The agency will be able to achieve the landing on September 6-7 as its initial plan included a “buffer” time around Moon for two reasons: First, to give itself a second chance in case of hiccups that pushed the launch from July 15.

“This was key to keep time for a relaunch and still carry out the mission without too many changes in the profile and software,” a source said.

And second, because July 15 was the longest launch window (10 minutes), which ISRO felt was the best day for launch, which gave the agency additional days around Moon before the lander separation procedure.

If it was launched on July 15, the spacecraft would have reached Moon in 22 days, after which it would go around Moon for 28 days before Vikram’s separation from the orbiter and then Vikram would go around Moon for four days before finally soft-landing.

“Now, nothing in the initial approach is changing. We’ll still take 22 days to insert Chandrayaan-2 into the lunar orbit because we need 17 days around Earth for five orbit raising manoeuvres, and then five days for the lunar-craft to travel close to Moon,” a senior scientist explained.

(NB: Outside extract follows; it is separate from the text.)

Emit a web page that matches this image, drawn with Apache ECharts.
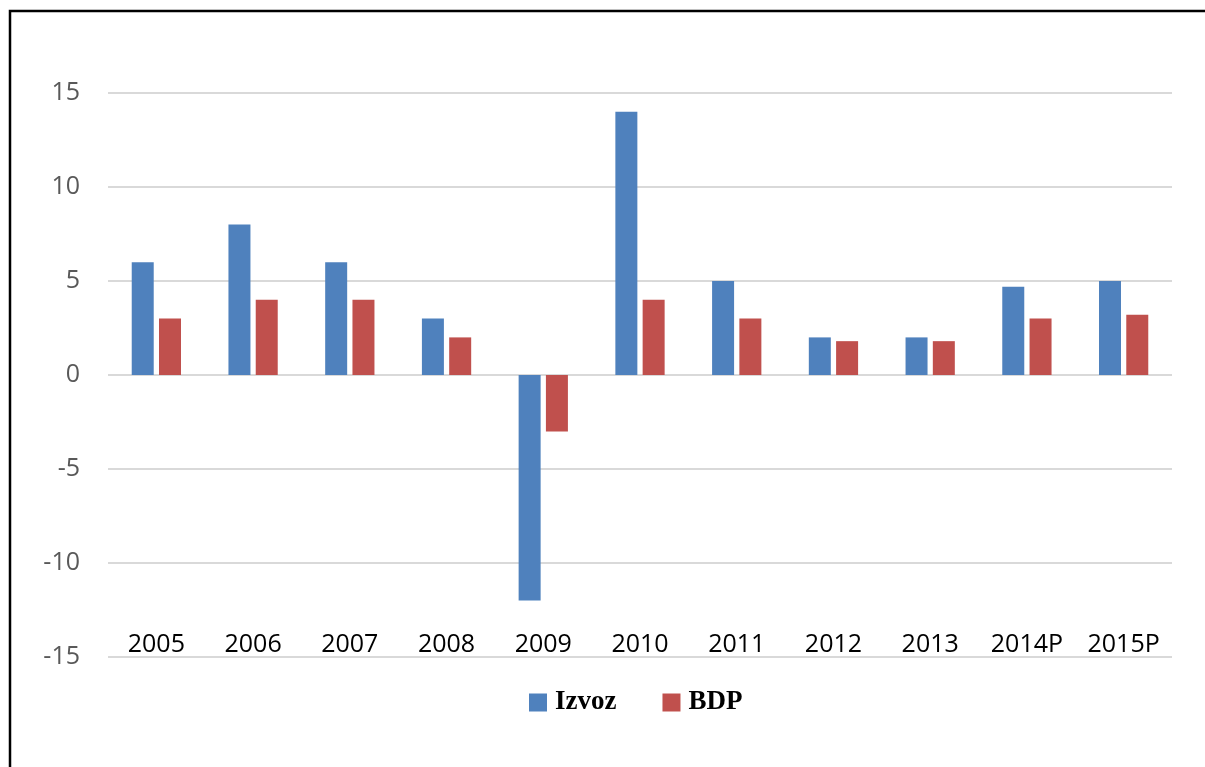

Also, the number of days Vikram needs to go around Moon in a 30 km X 100 km orbit before initiating deboosting procedures for landing will also be the same as planned initially—four days. 

The only thing that will change is the number of days the spacecraft goes around Moon before lander separation. According to initial plans, the spacecraft was to go around in a 100 km X 100 km orbit for 28 days before separation, and now it will go around for 21 days.

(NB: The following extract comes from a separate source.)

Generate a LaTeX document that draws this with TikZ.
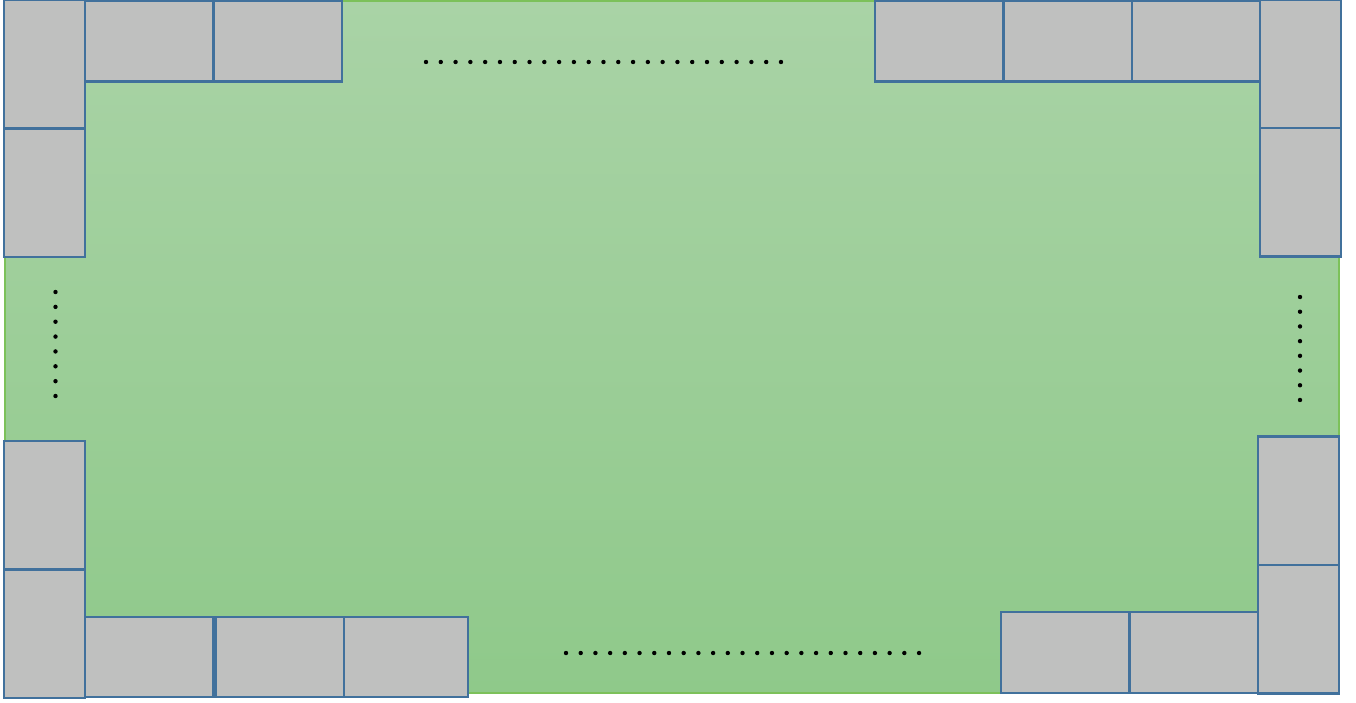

“Technically, the separation could have happened even after just one day of lunar insertion. The reason the orbiter had 28 days as per the first plan was because the July 15 window meant we reached there much earlier than the most suited day for landing (September 6-7), which gives us 14 full days (1 lunar day) on Moon,” the scientist explained.

“Now, we will reach Moon about seven days later than the initial plan, but still in 22 days from launch. And yet, we have enough time left for landing on the same date,” the scientist added.

So, the total number of days of the mission will be reduced from 54 days to 47 days. A shorter launch window on July 22—ISRO chairman K Sivan had on June 12 said that all days of July after the 15th will only have one minute—another senior scientist said, won’t be a “problem”.

“You don’t need to worry about the length of the launch window. Look at the last 20 missions and you’ll know that we’ve launched on the dot. So the length of the window shouldn’t be a concern even now,” a scientist said.